Poutine sign image by sashamd on flickr.  

23 Comments Write a comment

  1. Yay Poutine! I live in Quebec where Poutine is a food group. I even ate one last night, so I will try to answer your questions 🙂

    Cheese: you need the cheese curds that come in small packages, not hard cheese. It’s usually cheddar and white. Here is a pic.

    Do not use cottage cheese! I hope my description helped. Usually you can find cheese curds (here, anyways) in small packages sitting outside of the fridge area in a grocery store (not cold). If you go to a place that has a lot of cheeses you should find it. A cheese curds is the youngest type of cheese, so I’m sure cheese places outside Canada can make them.

    Theoretically you could use shredded cheese if you can’t find this, I would stick with a mild cheddar, white if possible. It won’t be exactly the same, but it can provide you with something similar.

    A note on gravy. You might be surprised to know that poutine gravy isn’t really gravy as we anglophones like to think. It’s not what you put on mash potatoes on Thanksgiving. It’s a special type of sauce that goes on poutine, usually brown and the consistency of gravy. In Quebec they don’t call it gravy but “sauce”. It’s made from chicken or veal or turkey stock but it’s not the exact same as thanksgiving gravy. Here in Canada you can buy specially made poutine sauce in cans but since you can’t, you’re going to have to use gravy. I suspect vegetarian is fine, I think that the only one not used is beef so you’re good there.

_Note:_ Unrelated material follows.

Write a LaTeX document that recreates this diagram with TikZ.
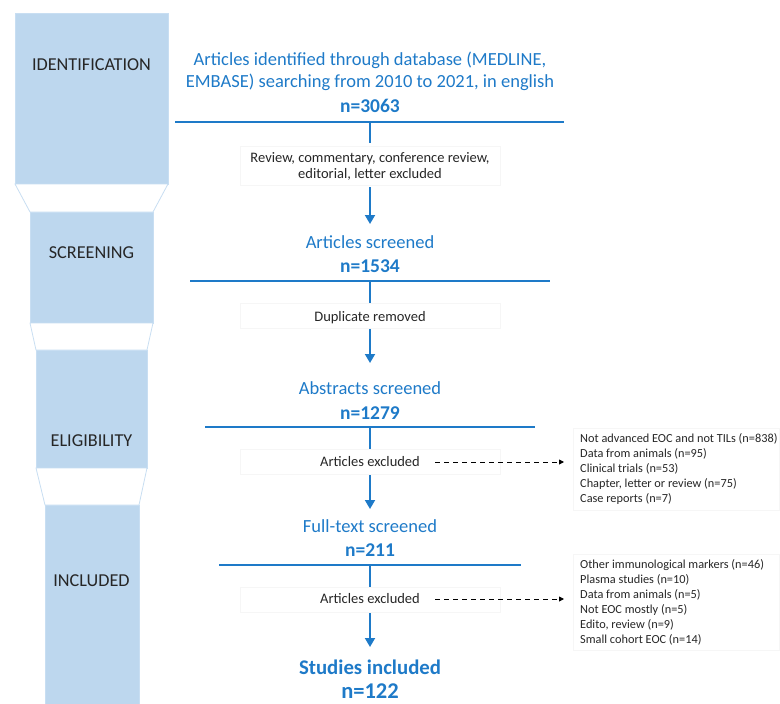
\documentclass[tikz,border=0pt]{standalone}
\usepackage{fontspec}
\setmainfont{Carlito}
\usetikzlibrary{arrows.meta}
\definecolor{stagebg}{RGB}{189,215,238}
\definecolor{stageln}{RGB}{200,222,242}
\definecolor{flowblue}{RGB}{30,122,200}
\definecolor{faint}{RGB}{246,246,246}
\tikzset{
  stagebox/.style={fill=stagebg, draw=stageln, line width=0.6pt},
  funnel/.style={fill=white, draw=stageln, line width=0.8pt},
  stagelabel/.style={font=\fontsize{18.2}{21}\selectfont, text=black!85, anchor=base, inner sep=0pt},
  heading/.style={font=\fontsize{18.5}{22}\selectfont, text=flowblue, align=center, anchor=base, inner sep=0pt},
  count/.style={font=\fontsize{19.5}{22}\selectfont\bfseries, text=flowblue, anchor=base, inner sep=0pt},
  bigcount/.style={font=\fontsize{22.5}{26}\selectfont\bfseries, text=flowblue, anchor=base, inner sep=0pt},
  stepnote/.style={font=\fontsize{14.5}{16}\selectfont, text=black!85, align=center, anchor=base, inner sep=0pt},
  listtext/.style={font=\fontsize{12.3}{15}\selectfont, text=black!85, align=left, anchor=base west, inner sep=0pt},
  rule/.style={draw=flowblue, line width=1.6pt},
  flowarrow/.style={draw=flowblue, line width=1.8pt, -{Triangle[length=9pt,width=10pt]}},
  dasharrow/.style={draw=black, line width=0.9pt, dash pattern=on 5pt off 4pt, -{Triangle[length=5pt,width=5pt]}},
  notebox/.style={draw=faint, line width=0.5pt}
}
\begin{document}
\begin{tikzpicture}[x=1pt,y=-1pt]
\useasboundingbox (0,0) rectangle (780,704);
% left stage column
\path[stagebox] (15,13) rectangle (168,184);
\path[funnel] (15,184) -- (168,184) -- (153,212) -- (30,212) -- cycle;
\path[stagebox] (30,212) rectangle (153,323);
\path[funnel] (30,323) -- (153,323) -- (147,350) -- (36,350) -- cycle;
\path[stagebox] (36,350) rectangle (147,468);
\path[funnel] (36,468) -- (147,468) -- (139,505) -- (45,505) -- cycle;
\path[stagebox] (45,505) rectangle (139,705);
\node[stagelabel] (lid) at (91.5,70) {IDENTIFICATION};
\node[stagelabel] (lsc) at (91.5,258) {SCREENING};
\node[stagelabel] (lel) at (91.5,446) {ELIGIBILITY};
\node[stagelabel] (lin) at (91.5,586) {INCLUDED};

% faint boxes behind notes
\path[notebox] (240,146) rectangle (500,185);
\path[notebox] (240,303) rectangle (500,328);
\path[notebox] (240,449) rectangle (500,474);
\path[notebox] (240,587) rectangle (500,612);
\path[notebox] (573,428) rectangle (779,510);
\path[notebox] (573,554) rectangle (779,650);

% flow
\node[heading] (h1) at (370,87) {Articles identified through database (MEDLINE,\\EMBASE) searching from 2010 to 2021, in english};
\node[count] (n1) at (370,112) {n=3063};
\coordinate (r1l) at (175,122); \coordinate (r1r) at (564,122); \coordinate (r1c) at (370,122);
\draw[rule] (r1l) -- (r1r);
\node[stepnote] (s1) at (370,178) {Review, commentary, conference review,\\editorial, letter excluded};
\coordinate (s1t) at (370,143);
\draw[rule] (r1c) -- (s1t);

\node[heading] (h2) at (370,248) {Articles screened};
\node[count] (n2) at (370,272) {n=1534};
\coordinate (a1s) at (370,187); \coordinate (a1e) at (370,224);
\draw[flowarrow] (a1s) -- (a1e);
\coordinate (r2l) at (190,281); \coordinate (r2r) at (550,281); \coordinate (r2c) at (370,281);
\draw[rule] (r2l) -- (r2r);
\node[stepnote] (s2) at (370,321) {Duplicate removed};
\coordinate (s2t) at (370,303);
\draw[rule] (r2c) -- (s2t);

\node[heading] (h3) at (370,394) {Abstracts screened};
\node[count] (n3) at (370,419) {n=1279};
\coordinate (a2s) at (370,329); \coordinate (a2e) at (370,363);
\draw[flowarrow] (a2s) -- (a2e);
\coordinate (r3l) at (205,427); \coordinate (r3r) at (535,427); \coordinate (r3c) at (370,427);
\draw[rule] (r3l) -- (r3r);
\node[stepnote] (s3) at (370,466) {Articles excluded};
\coordinate (s3t) at (370,449);
\draw[rule] (r3c) -- (s3t);
\node[listtext] (l1) at (580,502) {Not advanced EOC and not TILs (n=838)\\Data from animals (n=95)\\Clinical trials (n=53)\\Chapter, letter or review (n=75)\\Case reports (n=7)};
\coordinate (d1a) at (435,462); \coordinate (d1b) at (564,462);
\draw[dasharrow] (d1a) -- (d1b);

\node[heading] (h4) at (370,532) {Full-text screened};
\node[count] (n4) at (370,556) {n=211};
\coordinate (a3s) at (370,475); \coordinate (a3e) at (370,509);
\draw[flowarrow] (a3s) -- (a3e);
\coordinate (r4l) at (219,565); \coordinate (r4r) at (521,565); \coordinate (r4c) at (370,565);
\draw[rule] (r4l) -- (r4r);
\node[stepnote] (s4) at (370,603) {Articles excluded};
\coordinate (s4t) at (370,587);
\draw[rule] (r4c) -- (s4t);
\node[listtext] (l2) at (580,643) {Other immunological markers (n=46)\\Plasma studies (n=10)\\Data from animals (n=5)\\Not EOC mostly (n=5)\\Edito, review (n=9)\\Small cohort EOC (n=14)};
\coordinate (d2a) at (435,599); \coordinate (d2b) at (564,599);
\draw[dasharrow] (d2a) -- (d2b);

\node[heading, font=\fontsize{20.8}{24}\selectfont\bfseries] (h5) at (370,674) {Studies included};
\node[bigcount] (n5) at (370,698) {n=122};
\coordinate (a4s) at (370,613); \coordinate (a4e) at (370,647);
\draw[flowarrow] (a4s) -- (a4e);
\end{tikzpicture}
\end{document}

    I found a great webpage on the subject: http://www.montrealpoutine.com/recipes.html

    You’d want to use the Volute sauce recipe It uses chicken stock but you can substitute for vegetarian. It also shows cheese curds and describes them 🙂

    So I think this comment is long enough, hehe. If you have anymore questions just ask and also, tell me how the poutine goes 🙂


    • Ah, Lisa, you are now my Poutine heroine. Thank you very much for your detailed comment, that will help tremendously. I will have a look around for cheese curds in one of the larger grocery stores.
      Also thanks for the link about the gravy or sauce. I really appreciate it. Seems I am a step closer to my Poutine experience now. 🙂


        • Lisa, I don’t see anything wrong with that combo. Why someone would be surprised about eating Poutine I don’t know. They should come over to Germany and taste some of our typical German cuisine. Now THERE are things that make your stomach churn.
          I think that Poutine will taste absolutely yummy.

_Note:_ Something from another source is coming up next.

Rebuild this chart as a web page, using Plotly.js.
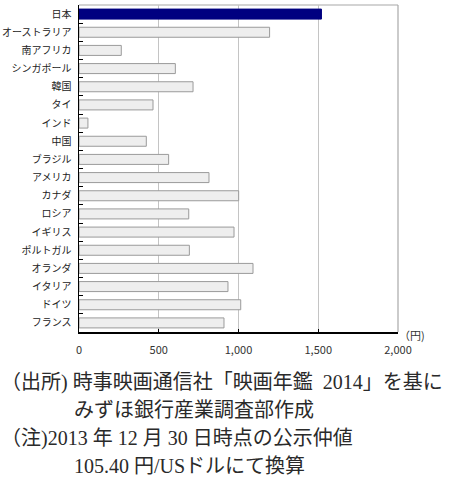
<!DOCTYPE html>
<html><head><meta charset="utf-8">
<script src="https://cdn.plot.ly/plotly-3.0.1.min.js"></script>
<style>html,body{margin:0;padding:0;background:#fff;}#chart{width:450px;height:481px;}</style>
</head><body><div id="chart"></div>
<script>
var countries = ["日本","オーストラリア","南アフリカ","シンガポール","韓国","タイ","インド","中国","ブラジル","アメリカ","カナダ","ロシア","イギリス","ポルトガル","オランダ","イタリア","ドイツ","フランス"];
var prices = [1520,1195,265,604,715,464,56,422,562,815,1001,688,972,692,1091,934,1014,909];
var xTickVals = [0,500,1000,1500,2000];
var xTickText = ["0","500","1,000","1,500","2,000"];
var unitLabel = "（円)";
var notes = [
  "（出所)\u00a0時事映画通信社「映画年鑑\u00a0\u00a02014」を基に",
  "みずほ銀行産業調査部作成",
  "（注)2013 年 12 月 30 日時点の公示仲値",
  "105.40 円/USドルにて換算"
];

var fills = countries.map(function(c){ return c==="日本" ? "#000080" : "#eeeeee"; });
var lines = countries.map(function(c){ return c==="日本" ? "#000080" : "#9a9a9a"; });

var L=79, R=52, T=5, B=149, W=450, H=481;
var pw=W-L-R, ph=H-T-B;
function px(x){ return (x-L)/pw; }
function py(y){ return (H-B-y)/ph; }

var trace = {
  type:"bar", orientation:"h", y:countries, x:prices,
  marker:{color:fills, line:{color:lines, width:1}},
  width:0.55, hoverinfo:"none"
};

var noteFont = {family:"Liberation Serif, Noto Sans CJK JP", size:20, color:"#2a2a2a"};
var layout = {
  width:W, height:H, margin:{l:L,r:R,t:T,b:B,pad:0},
  paper_bgcolor:"#fff", plot_bgcolor:"#fff", showlegend:false,
  font:{family:"Noto Sans CJK JP, sans-serif", size:10, color:"#222"},
  xaxis:{range:[0,2000], tickvals:xTickVals, ticktext:xTickText, showgrid:true, gridcolor:"#c4c4c4", gridwidth:1,
    zeroline:false, showline:true, linecolor:"#000", linewidth:1.5, ticks:"inside", ticklen:3, tickcolor:"#000",
    ticklabelstandoff:7, tickfont:{size:11, color:"#333"}, fixedrange:true},
  yaxis:{type:"category", autorange:"reversed", showgrid:false, zeroline:false, showline:true, linecolor:"#000", linewidth:1.5,
    ticks:"inside", tickson:"boundaries", ticklen:4, tickcolor:"#000", ticklabelstandoff:4,
    tickfont:{size:10, color:"#222"}, fixedrange:true},
  shapes:[
    {type:"line", xref:"paper", yref:"paper", x0:0, x1:1, y0:1, y1:1, line:{color:"#a8a8a8", width:1.2}, layer:"below"},
    {type:"line", xref:"paper", yref:"paper", x0:1, x1:1, y0:0, y1:1, line:{color:"#a8a8a8", width:1.2}, layer:"below"}
  ],
  annotations:[
    {xref:"paper", yref:"paper", x:px(397), y:py(335), xanchor:"left", yanchor:"middle", text:unitLabel, showarrow:false, font:{size:11, color:"#333"}},
    {xref:"paper", yref:"paper", x:px(-1), y:py(382), xanchor:"left", yanchor:"middle", text:notes[0], showarrow:false, font:noteFont},
    {xref:"paper", yref:"paper", x:px(72), y:py(410), xanchor:"left", yanchor:"middle", text:notes[1], showarrow:false, font:noteFont},
    {xref:"paper", yref:"paper", x:px(-1), y:py(438), xanchor:"left", yanchor:"middle", text:notes[2], showarrow:false, font:noteFont},
    {xref:"paper", yref:"paper", x:px(72), y:py(466), xanchor:"left", yanchor:"middle", text:notes[3], showarrow:false, font:noteFont}
  ]
};
Plotly.newPlot("chart",[trace],layout,{staticPlot:true, displayModeBar:false});
</script></body></html>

          • Wait, so the cheese curds are not refrigerated? I have trouble finding them in my grocery store as well and I want to try it too! There’s a place in town that sells Texas-i-fied poutine and it doesn’t look like any of the poutine pictures I’ve ever seen so that’s out. I want to try to make something that looks like the real stuff (sadly, I’ve only passed through the Montreal airport so far–I’ve heard you have to go to Quebec for the best poutine ever).

            I’m going to try the health food grocery store to see if I can find some white cheddar curds, but so far, I haven’t been able to. I’ll check out that website you listed too! I’m on a mission just like Rikki! hehehe

          • From what I’ve seen, cheese curds (the freshest, anyways) are not usually in the fridge at the store. Most often I see small packages of them on the cashier counters in grocery stores, like with the chocolate bars and stuff. But that’s probably just Quebec because we eat this all the time. Sometimes I find them on the sides of displays, usually around snack food because they are in small individual packages.

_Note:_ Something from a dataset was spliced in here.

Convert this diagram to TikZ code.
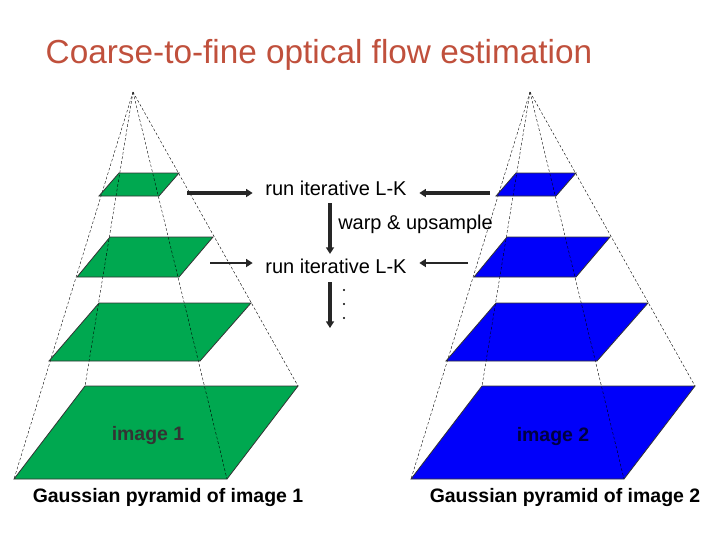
\documentclass[tikz,border=0pt]{standalone}
\usepackage{fontspec}
\setmainfont{Liberation Sans}
\usetikzlibrary{positioning,arrows.meta,calc}
\definecolor{pyrgreen}{RGB}{0,168,80}
\definecolor{pyrblue}{RGB}{0,0,250}
\definecolor{titlered}{RGB}{192,80,60}
\begin{document}
\begin{tikzpicture}[x=0.75pt,y=-0.75pt]

  \tikzset{
    lay/.style={draw=black!80,line width=0.6pt},
    guide/.style={dashed,line width=0.3pt,dash pattern=on 2pt off 1.5pt},
    bigarr/.style={-{Triangle[length=5pt,width=6pt]},line width=2.6pt,black!85},
    smallarr/.style={-{Triangle[length=5pt,width=6pt]},line width=1.8pt,black!85},
    lbl/.style={font=\fontsize{15}{18}\selectfont},
    captxt/.style={font=\bfseries\fontsize{14.6}{18}\selectfont},
  }
  \useasboundingbox (0,0) rectangle (720,540);

  \node[text=titlered,font=\fontsize{25}{30}\selectfont] (title) at (319,55) {Coarse-to-fine optical flow estimation};

  % pyramids: shift, colour, name
  \foreach \sx/\col/\nm in {0/pyrgreen/L,397/pyrblue/R}{
    \begin{scope}[xshift=\sx*0.75pt]
      \coordinate (\nm apex) at (133,92);
      \foreach \ty/\tl/\tr/\by/\bl/\br in
        {173/119/179/196/99/159, 237/110/213/277/77/179,
         303/99/251/361/49/200, 386/85/298/479/14/227}
        \fill[\col] (\tl,\ty) -- (\tr,\ty) -- (\br,\by) -- (\bl,\by) -- cycle;
      \foreach \px/\py in {14/479,85/386,227/479,298/386}
        \draw[guide] (\nm apex) -- (\px,\py);
      \foreach \ty/\tl/\tr/\by/\bl/\br in
        {173/119/179/196/99/159, 237/110/213/277/77/179,
         303/99/251/361/49/200, 386/85/298/479/14/227}
        \draw[lay] (\tl,\ty) -- (\tr,\ty) -- (\br,\by) -- (\bl,\by) -- cycle;
    \end{scope}
  }

  \node[captxt,text=black!80] (img1) at (148,435) {image 1};
  \node[captxt,text=black!75!blue] (img2) at (553,436) {image 2};
  \node[captxt] (cap1) at (168,497) {Gaussian pyramid of image 1};
  \node[captxt] (cap2) at (565,497) {Gaussian pyramid of image 2};

  \node[lbl] (run1) at (336,188) {run iterative L-K};
  \node[lbl] (run2) at (336,266) {run iterative L-K};
  \node[lbl,anchor=west,inner sep=0pt] (warp) at (338,224) {warp \& upsample};

  \coordinate (a1) at (187,193); \coordinate (b1) at (490,193);
  \coordinate (a2) at (210,263); \coordinate (b2) at (468,263);
  \draw[bigarr,shorten >=6pt] (a1) -- (run1.west |- a1);
  \draw[bigarr,shorten >=6pt] (b1) -- (run1.east |- b1);
  \draw[smallarr,shorten >=6pt] (a2) -- (run2.west |- a2);
  \draw[smallarr,shorten >=6pt] (b2) -- (run2.east |- b2);

  \coordinate (d0) at (330,282); \coordinate (d1) at (330,328);
  \draw[bigarr] (330,203) -- (run2.north -| d0);
  \draw[bigarr] (d0) -- (d1);
  \foreach \dy in {290,304,318}
    \fill (344,\dy) circle (0.9pt);
\end{tikzpicture}
\end{document}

            If you tried a more cheese-oriented store you might find them in different spots. I would ask the employees because if they aren’t that popular the curds might be a hiding spot lol.
            Lisa (starmetal oak)’s last post ..Review- Silver Phoenix by Cindy Pon

    • Lisa, another question came to mind today.
      When you serve it, are the cheese curds put on the fries cold? And then the hot sauce put on top? Won’t the cold curds cool down the whole dish considerably. Or do the curds get heated up slightly first?


  2. I have heard of it, seen it in fact, but never tasted it or made it. Surly there is a poutine expert out there!


  3. Very interesting to discover a new food. Thanks to Lisa for the link and pictures showing poutines and cheese curds, etc. I’d love to try these combinations of potatoes and cheese. Sounds delicious.


    • I thought exactly the same thing today, Judith. I found another German word for curds – Käsebruch. I don’t think you can get it in the grocery store but you might in a special cheese shop. So I am going to inquire.

      I also found a German forum where someone from Switzerland posted about vegetarian poutine (he knew the dish from a vacation in Canada). He said that he did not find Käsebruch in Switzerland, which is a bad sign seeing the Swiss produce so much cheese. He uses Mozzarella instead.

      But I will definitely try.


  4. Hi Rikki,

    I had never heard of Poutine, until I read your post.

    Here in the south of UK, we are familiar with ‘cheesy chips’, which are chips (french fries), covered in melted cheese, usually just a regular cheddar cheese.

    In the north of UK, chips (french fries) are sometimes served with gravy.

    But I haven’t heard of anywhere, where they serve gravy and cheese together.

    I’m not sure that it would be to my taste, but hey! I would try anything once!!


    • Yeah, why not combine the two. I think it sounds delicious. My husband is from the North of UK and I get the impression chips go with everything. The first time I heard of a chip butty I was like, “What???” lol.


        • Chips are French Fries and a butty is a sandwich. A chip butty is two slices of sandwich bread with an amount of chips in between. If you are especially lucky you get tomato sauce (ketchup) on top of the chips.
          Sounds yummy, eh?


  5. Great discussion. I live in Ontario and the curds here are different than those in Quebec, but I suppose they are reasonable. they don’t tend to melt as much as a shredded cheddar but are very stringy. When we make them at home I buy canned poutine gravy when I can find it, but my kids are happy with whatver I put out for them.

    Sure it’s not the healthyiest, but then again, we don’t eat it every day. It is something that we enjoy introducing our visitors to. There is a vendor in St. Jacobs that makes pretty good poutine and serves it up in a box similar shape to the chinese take out boxes that they show on tv shows (though I have never had chinese take out actually served in those boxes).
    Heather’s last post ..Recipe Thursday – Beef and Lentils


    • It’s a pity we can’t get poutine ready made over here. It sounds like a dish the Germans would enjoy. We like fries, we like gravy and I am sure the curds add a great touch.

      As for those boxes. Here the Chinese take away never is served in those cardboard boxes but rather in styrofoam boxes. Until recently I had never seen those cardboard boxes before. Funnily, now the Turkish take aways started to put “Döner boxes” together though, and they are made from cardboard.